**Given instruction:** Scan the lines and state how many carry "Write". Leave out everything but the number.

**Task inputs:**

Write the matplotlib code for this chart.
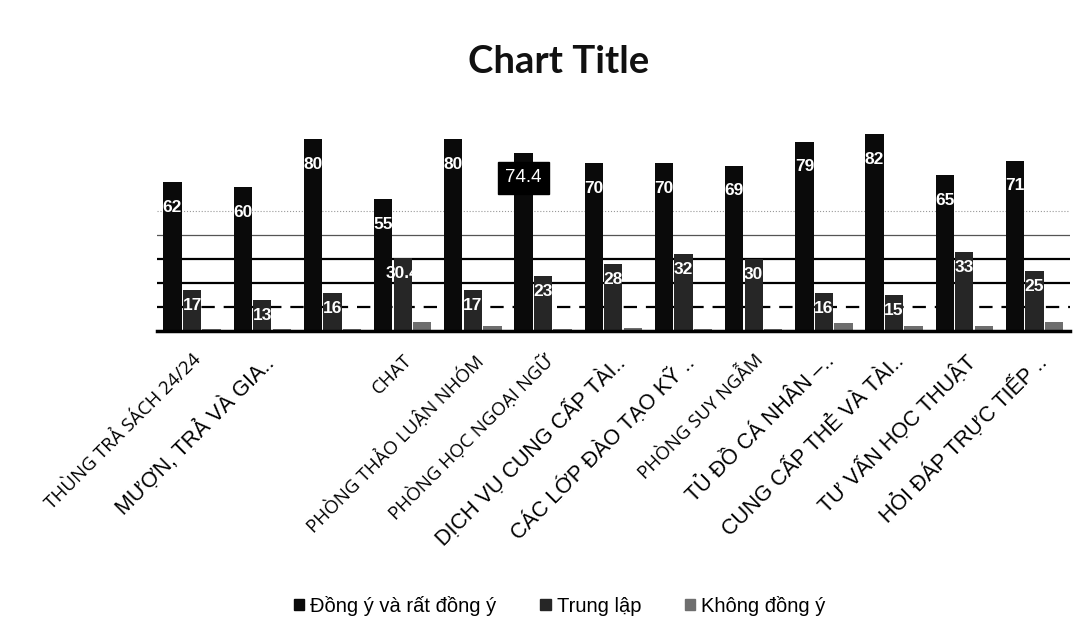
* * *
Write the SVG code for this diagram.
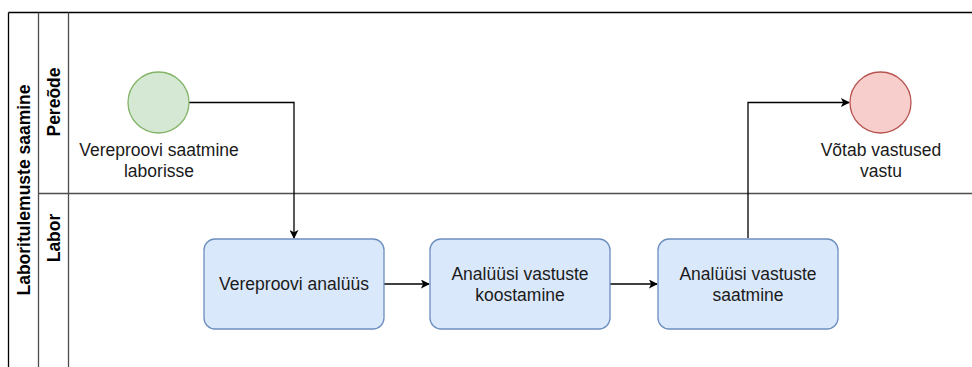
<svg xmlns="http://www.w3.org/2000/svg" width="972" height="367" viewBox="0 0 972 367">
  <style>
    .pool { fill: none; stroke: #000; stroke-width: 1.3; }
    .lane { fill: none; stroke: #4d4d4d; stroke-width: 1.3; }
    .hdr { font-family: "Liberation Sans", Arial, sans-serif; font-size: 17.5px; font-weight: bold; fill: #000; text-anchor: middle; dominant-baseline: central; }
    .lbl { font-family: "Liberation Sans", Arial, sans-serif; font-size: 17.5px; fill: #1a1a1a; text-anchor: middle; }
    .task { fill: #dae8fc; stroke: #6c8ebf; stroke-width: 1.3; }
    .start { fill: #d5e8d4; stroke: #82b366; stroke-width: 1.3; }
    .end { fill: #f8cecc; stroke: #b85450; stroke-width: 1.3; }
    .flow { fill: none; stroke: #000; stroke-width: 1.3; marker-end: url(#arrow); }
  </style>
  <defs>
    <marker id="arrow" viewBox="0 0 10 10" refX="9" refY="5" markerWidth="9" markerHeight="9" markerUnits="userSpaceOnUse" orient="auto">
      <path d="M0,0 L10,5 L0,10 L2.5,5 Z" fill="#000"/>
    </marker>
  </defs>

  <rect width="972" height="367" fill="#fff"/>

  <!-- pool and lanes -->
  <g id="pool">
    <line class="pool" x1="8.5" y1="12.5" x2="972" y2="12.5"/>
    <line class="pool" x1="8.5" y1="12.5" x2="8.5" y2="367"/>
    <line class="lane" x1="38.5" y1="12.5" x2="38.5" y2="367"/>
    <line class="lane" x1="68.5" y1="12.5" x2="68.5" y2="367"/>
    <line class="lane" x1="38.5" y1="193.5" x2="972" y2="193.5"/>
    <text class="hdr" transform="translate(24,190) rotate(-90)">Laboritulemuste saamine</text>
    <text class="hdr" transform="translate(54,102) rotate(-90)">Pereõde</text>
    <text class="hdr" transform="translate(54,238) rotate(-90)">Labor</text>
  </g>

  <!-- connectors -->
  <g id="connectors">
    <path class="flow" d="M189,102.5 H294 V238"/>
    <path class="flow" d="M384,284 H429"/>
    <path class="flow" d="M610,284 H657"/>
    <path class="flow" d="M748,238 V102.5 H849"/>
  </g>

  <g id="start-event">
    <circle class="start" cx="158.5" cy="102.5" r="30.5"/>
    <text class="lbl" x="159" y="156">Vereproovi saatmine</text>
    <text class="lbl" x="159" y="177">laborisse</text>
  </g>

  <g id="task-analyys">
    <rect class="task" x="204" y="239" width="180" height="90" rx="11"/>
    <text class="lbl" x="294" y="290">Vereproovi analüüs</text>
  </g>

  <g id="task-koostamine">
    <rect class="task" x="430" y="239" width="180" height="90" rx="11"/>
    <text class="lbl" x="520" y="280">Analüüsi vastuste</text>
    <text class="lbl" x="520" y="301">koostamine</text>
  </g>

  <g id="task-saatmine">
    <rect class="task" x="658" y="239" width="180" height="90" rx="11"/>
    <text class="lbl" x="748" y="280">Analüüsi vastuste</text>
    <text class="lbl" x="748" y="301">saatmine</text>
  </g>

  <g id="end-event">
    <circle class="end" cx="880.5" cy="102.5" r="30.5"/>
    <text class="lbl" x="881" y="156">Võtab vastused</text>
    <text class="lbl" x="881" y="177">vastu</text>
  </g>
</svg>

**Answer below:** 2